Lugar de recorrentes conflitos bélicos, a simples menção da Crimeia faz desde logo evocar a guerra e seu cortejo de tragédias. Agora, no pesaroso final de ano, a península ucraniana volta à lembrança, em mais um capítulo do ancestral confronto pan-eslavo, de cultura forjada a ferro e sangue. Embora seja mais um de tantos episódios milenares de tensão entre russos e vizinhos, agravam-se os atuais perigos, com o envolvimento direto da União Europeia e Estados Unidos, de desdobramentos imprevisíveis, a poder produzir a mais complexa crise internacional do pós-guerra.
A presença latente do ímpeto imperial russo, ferido pela decadência econômica e pela exaustão de modelo, equivale a combustível sempre ativo, prestes a implodir em conflitos regionais nostálgicos de kremlins e de rublos. Com percurso histórico de guerras imemoriais, de invasões, ocupações e deportações, a Ucrânia personifica esses dramas, em seus quase 50 milhões de habitantes e de problemas. De ódio aos russos à separatistas que ao contrário desafiam Kiev e anseiam por invasão, há todo um rol de contradições de uma pátria confusa, há séculos em busca de si mesma, muito grande para ser apenas estado tampão, mas ínfima para enfrentar o vizinho poderoso, constrita a entregar seu arsenal nuclear.
Embora inconteste berço de cultura comum, a Ucrânia, que significa fronteira em etimologia eslava, ainda segue em sua elaboração de pertencimento, do constructo como nação, não obstante o heroísmo histórico de seu povo, das guerras napoleônicas à segunda guerra mundial e à guerra fria. Vítima de opções econômicas desastradas, com hábitos políticos herdados da gestão socialista, o país destila infortúnios, como se recorrentes separatismos fossem motivos únicos de endêmico atraso. O dilema se agrava na crise que agora escala, com a intromissão europeia de forma expressa, econômica e militar, aqui com a proposta de adesão à Otan consentida pelos Estados Unidos, em atitudes tomadas como intoleráveis por Moscou. Decerto, se a Rússia sem a Ucrânia é país, a Rússia com a Ucrânia é império.

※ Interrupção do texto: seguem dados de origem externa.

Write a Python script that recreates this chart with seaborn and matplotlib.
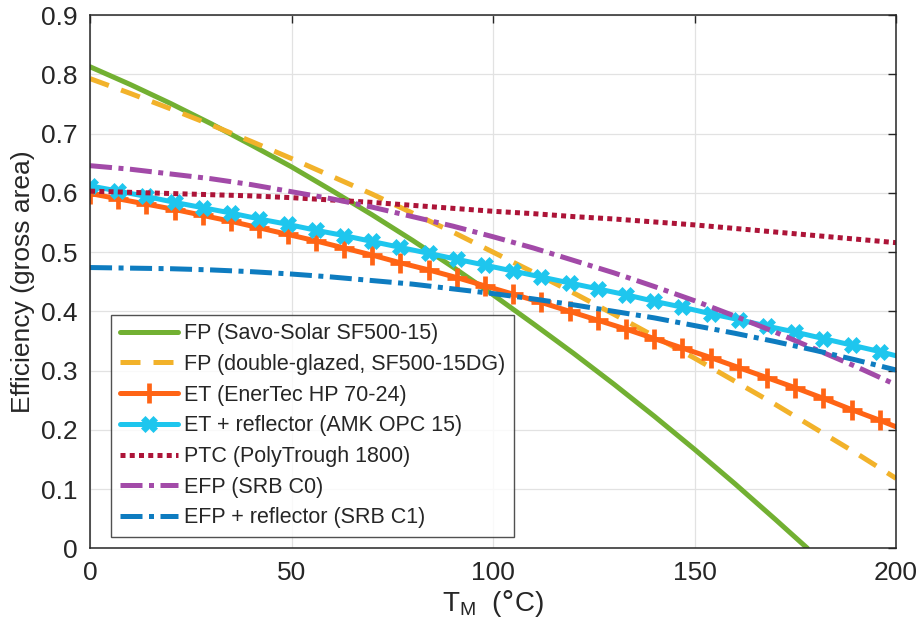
import numpy as np
import pandas as pd
import seaborn as sns
import matplotlib.pyplot as plt
from matplotlib.ticker import FormatStrFormatter

# Temperature grids (°C)
t_10 = [0, 10, 20, 30, 40, 50, 60, 70, 80, 90, 100,
        110, 120, 130, 140, 150, 160, 170, 180, 190, 200]
t_fp = [0, 10, 20, 30, 40, 50, 60, 70, 80, 90, 100,
        110, 120, 130, 140, 150, 160, 170, 178]
t_7 = [0, 7, 14, 21, 28, 35, 42, 49, 56, 63, 70, 77, 84, 91, 98, 105,
       112, 119, 126, 133, 140, 147, 154, 161, 168, 175, 182, 189, 196, 200]

# Efficiency (gross area)
fp_savo = [0.813, 0.783, 0.751, 0.717, 0.681, 0.644, 0.604, 0.563, 0.520, 0.475,
           0.428, 0.379, 0.329, 0.277, 0.223, 0.167, 0.109, 0.049, 0.0]
fp_dg = [0.793, 0.768, 0.742, 0.715, 0.687, 0.658, 0.628, 0.598, 0.566, 0.534,
         0.500, 0.466, 0.431, 0.395, 0.358, 0.321, 0.282, 0.243, 0.202, 0.161, 0.118]
et = [0.599, 0.590, 0.581, 0.572, 0.562, 0.552, 0.541, 0.530, 0.519, 0.507,
      0.495, 0.482, 0.470, 0.457, 0.443, 0.429, 0.415, 0.400, 0.385, 0.370,
      0.354, 0.338, 0.322, 0.305, 0.288, 0.271, 0.253, 0.234, 0.216, 0.205]
et_refl = [0.612, 0.603, 0.594, 0.584, 0.575, 0.566, 0.556, 0.547, 0.537, 0.528,
           0.518, 0.508, 0.498, 0.488, 0.478, 0.468, 0.458, 0.448, 0.438, 0.428,
           0.417, 0.407, 0.396, 0.386, 0.375, 0.365, 0.354, 0.343, 0.332, 0.325]
ptc = [0.603, 0.601, 0.599, 0.597, 0.595, 0.592, 0.588, 0.584, 0.579, 0.574,
       0.569, 0.565, 0.560, 0.556, 0.551, 0.546, 0.540, 0.534, 0.528, 0.522, 0.516]
efp = [0.646, 0.640, 0.632, 0.624, 0.614, 0.602, 0.590, 0.576, 0.560, 0.544,
       0.526, 0.507, 0.486, 0.465, 0.442, 0.418, 0.392, 0.365, 0.336, 0.307, 0.276]
efp_refl = [0.474, 0.473, 0.472, 0.470, 0.467, 0.463, 0.458, 0.452, 0.446, 0.438,
            0.430, 0.421, 0.411, 0.400, 0.389, 0.376, 0.363, 0.349, 0.334, 0.318, 0.301]

labels = ['FP (Savo-Solar SF500-15)', 'FP (double-glazed, SF500-15DG)',
          'ET (EnerTec HP 70-24)', 'ET + reflector (AMK OPC 15)',
          'PTC (PolyTrough 1800)', 'EFP (SRB C0)', 'EFP + reflector (SRB C1)']
colors = ['#72B032', '#F2B22A', '#FF6415', '#1EC6EE', '#AD1438', '#A24AA8', '#0E7CC0']

sns.set_style('white')
plt.rcParams['font.family'] = ['Liberation Sans', 'DejaVu Sans']

fig = plt.figure(figsize=(9.19, 6.36), dpi=100)
ax = fig.add_axes([0.098, 0.138, 0.877, 0.838])

lw = 3.6
dashdot = (0, (4.4, 1.3, 1.0, 1.3))
sns.lineplot(x=t_fp, y=fp_savo, ax=ax, color=colors[0], lw=lw, linestyle='-',
             label=labels[0])
sns.lineplot(x=t_10, y=fp_dg, ax=ax, color=colors[1], lw=lw,
             linestyle=(0, (4.0, 2.6)), label=labels[1])
sns.lineplot(x=t_7, y=et, ax=ax, color=colors[2], lw=lw, linestyle='-',
             marker='+', markersize=14, markeredgewidth=3.4,
             markeredgecolor=colors[2], markevery=list(range(29)), label=labels[2])
sns.lineplot(x=t_7, y=et_refl, ax=ax, color=colors[3], lw=lw, linestyle='-',
             marker='X', markersize=12, markeredgewidth=0.5,
             markeredgecolor=colors[3], markerfacecolor=colors[3],
             markevery=list(range(29)), label=labels[3])
sns.lineplot(x=t_10, y=ptc, ax=ax, color=colors[4], lw=lw,
             linestyle=(0, (1, 0.85)), label=labels[4])
sns.lineplot(x=t_10, y=efp, ax=ax, color=colors[5], lw=lw,
             linestyle=dashdot, label=labels[5])
sns.lineplot(x=t_10, y=efp_refl, ax=ax, color=colors[6], lw=lw,
             linestyle=dashdot, label=labels[6])

ax.set_xlim(0, 200)
ax.set_ylim(0, 0.9)
ax.set_xticks([0, 50, 100, 150, 200])
ax.set_yticks(np.arange(0, 0.91, 0.1))
ax.yaxis.set_major_formatter(FormatStrFormatter('%g'))
ax.grid(True, color='#E2E2E2', lw=0.9)
ax.set_axisbelow(True)
ax.tick_params(direction='in', top=True, right=True, length=6, width=1,
               labelsize=19, colors='#262626', pad=9)
for s in ax.spines.values():
    s.set_color('#262626')
    s.set_linewidth(1.1)

ax.set_xlabel(r'T$_\mathregular{M}$  ($\degree$C)', fontsize=20, color='#262626', labelpad=2)
ax.set_ylabel('Efficiency (gross area)', fontsize=19, color='#262626', labelpad=4)

leg = ax.legend(loc='lower left', bbox_to_anchor=(0.026, 0.021), borderaxespad=0,
                fontsize=15.5, frameon=True, fancybox=False, handlelength=2.7,
                labelspacing=0.45, borderpad=0.4, handletextpad=0.3)
leg.get_frame().set_edgecolor('#262626')
leg.get_frame().set_linewidth(1.0)

fig.savefig('out.png', dpi=100)
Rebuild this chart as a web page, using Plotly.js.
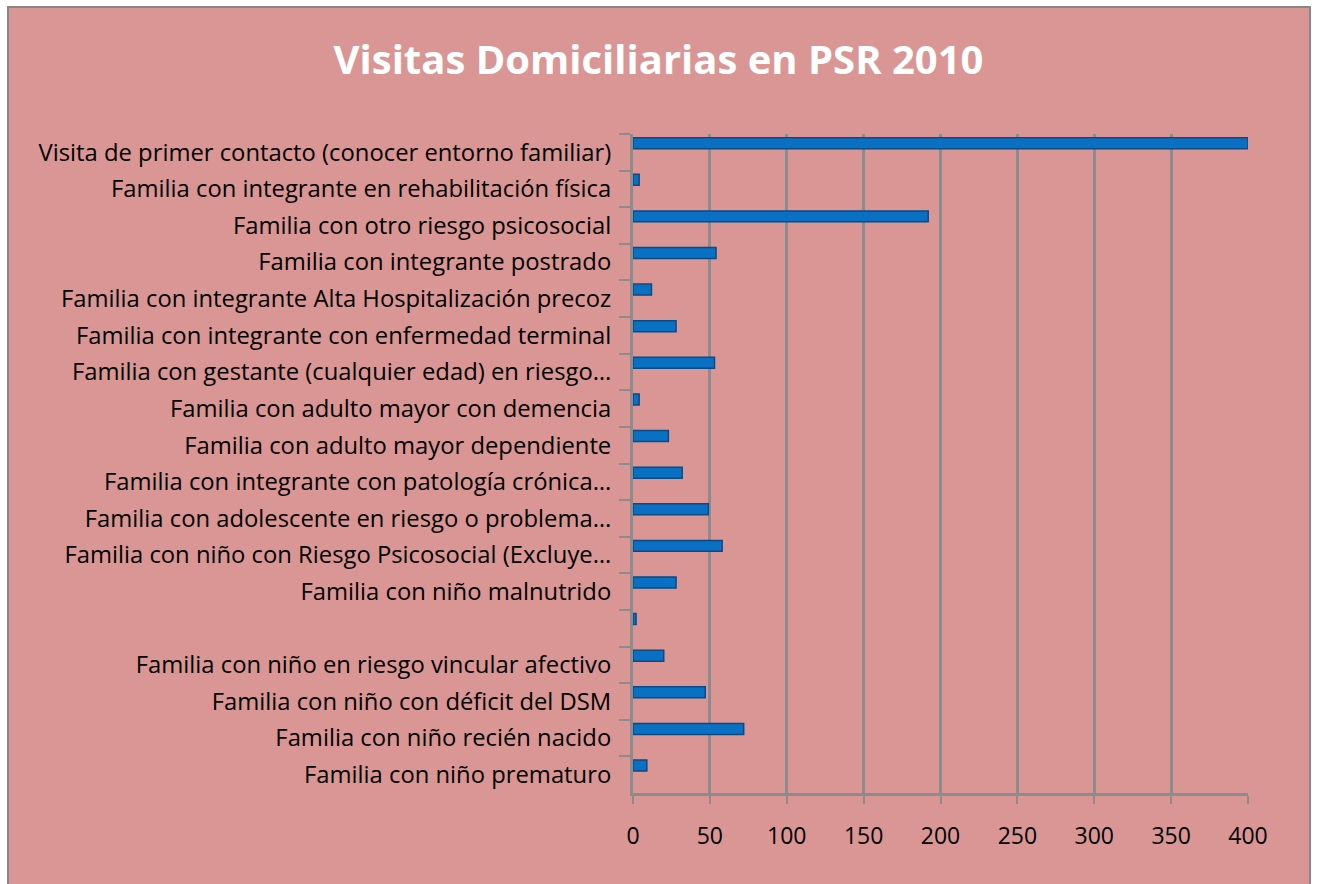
<!DOCTYPE html>
<html>
<head>
<meta charset="utf-8">
<script src="https://cdn.plot.ly/plotly-3.0.1.min.js"></script>
<style>
html,body{margin:0;padding:0;background:#ffffff;}
#frame{position:absolute;left:7px;top:6px;width:1304px;height:878px;border:2px solid #878787;border-bottom:none;box-sizing:border-box;background:#D99694;overflow:hidden;}
#chart{position:absolute;left:-9px;top:-8px;width:1317px;height:884px;}
</style>
</head>
<body>
<div id="frame"><div id="chart"></div></div>
<script>
const categories = [
  "Visita de primer contacto (conocer entorno familiar)",
  "Familia con integrante en rehabilitación física",
  "Familia con otro riesgo psicosocial",
  "Familia con integrante postrado",
  "Familia con integrante Alta Hospitalización precoz",
  "Familia con integrante con enfermedad terminal",
  "Familia con gestante (cualquier edad) en riesgo…",
  "Familia con adulto mayor con demencia",
  "Familia con adulto mayor dependiente",
  "Familia con integrante con patología crónica…",
  "Familia con adolescente en riesgo o problema…",
  "Familia con niño con Riesgo Psicosocial (Excluye…",
  "Familia con niño malnutrido",
  " ",
  "Familia con niño en riesgo vincular afectivo",
  "Familia con niño con déficit del DSM",
  "Familia con niño recién nacido",
  "Familia con niño prematuro"
];
const visitas = [400, 4, 192, 54, 12, 28, 53, 4, 23, 32, 49, 58, 28, 2, 20, 47, 72, 9];
const xTicks = [0, 50, 100, 150, 200, 250, 300, 350, 400];

const font = "'Open Sans', 'Noto Sans', sans-serif";

const trace = {
  type: "bar",
  orientation: "h",
  y: categories,
  x: visitas,
  width: 0.3,
  offset: -0.4,
  marker: {color: "#0A70C4", line: {color: "#0A4A85", width: 1.5}},
  hoverinfo: "x+y"
};

const layout = {
  width: 1317, height: 884,
  paper_bgcolor: "rgba(0,0,0,0)",
  plot_bgcolor: "rgba(0,0,0,0)",
  margin: {l: 633, r: 69, t: 134, b: 91},
  showlegend: false,
  title: {
    text: "<b>Visitas Domiciliarias en PSR 2010</b>",
    font: {family: font, size: 40, color: "#ffffff"},
    x: 0.5, xref: "container", xanchor: "center",
    y: 0.932, yref: "container", yanchor: "middle"
  },
  xaxis: {
    range: [0, 400],
    tickvals: xTicks,
    ticktext: xTicks.map(String),
    showgrid: true, gridcolor: "#8C8C8C", gridwidth: 3,
    zeroline: false,
    showline: true, linecolor: "#8C8C8C", linewidth: 3,
    ticks: "outside", ticklen: 8, tickwidth: 2, tickcolor: "#8C8C8C",
    ticklabelstandoff: 12,
    tickfont: {family: font, size: 23, color: "#000000"}
  },
  yaxis: {
    type: "category",
    autorange: "reversed",
    showgrid: false,
    showline: true, linecolor: "#8C8C8C", linewidth: 3,
    ticks: "outside", ticklen: 11, tickwidth: 2, tickcolor: "#8C8C8C",
    tickson: "boundaries",
    ticklabelstandoff: 14,
    tickfont: {family: font, size: 23.8, color: "#000000"}
  }
};

Plotly.newPlot("chart", [trace], layout, {displayModeBar: false});
</script>
</body>
</html>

Já disparado o alarme internacional que clama por contensão e distensão diplomática, a envolver grandes chancelarias do mundo, no plano interno o conflito traz para os ucranianos o enfrentamento que subjaz entre regiões, populações e gerações, inconciliáveis em preconceitos e dogmas. Contingentes humanos que se rechaçam em valores e ideais, com visões de mundo inconciliáveis, como na sombria e guerreira Donetsk, dispostos a todos os sacrifícios pela grandiosidade eslava, em oposição à colorida e ensolarada Lviv, hedonista e obcecada de ocidente, consumismo e modernidades.
Com a paz por um fio, muitos são os apelos e ultimatos da comunidade internacional, como os dos chanceleres do G20, recém-reunidos justamente na emblemática Liverpool da Abbey Road, com o apelo da cidade em que os campos de morango serão para sempre. Teria sido por acaso? Por certo, apesar da contingência sincera de querer dar-se uma chance à paz, infelizmente os resultados práticos do summit foram pouco produtivos, a deixar às escâncaras a perigosa visão panglossiana de geração de líderes particularmente medíocres, sem o engenho de Monnet, a discrição de Kissinger ou a contundência de Merkel. Sem negociadores à altura das dificuldades que a questão da Ucrânia suscita, com riscos reais à manutenção da paz mundial, sem que a história tenha terminado ao final da guerra fria, como singelamente chegamos a crer com Fukuyama.
A par da experiência histórica do fracasso de políticas de apaziguamento em relação a eslavos e a seus imbroglii, bem como do pouco êxito de saídas pacifistas lastreadas em direito internacional, apenas alenta a certeza de serem as guerras no presente agônico da humanidade mais que imponderáveis. Máxime em face das consequências tão imprevisíveis, a mesclar complexas componentes identitárias e socioeconômicas, emolduradas em macro contenda geopolítica, de tantos e de tão difusos interesses. Como se percebe, nem sempre, como na mitologia grega, a culpa pode ser apenas da vaidade das deusas e de suas maçãs.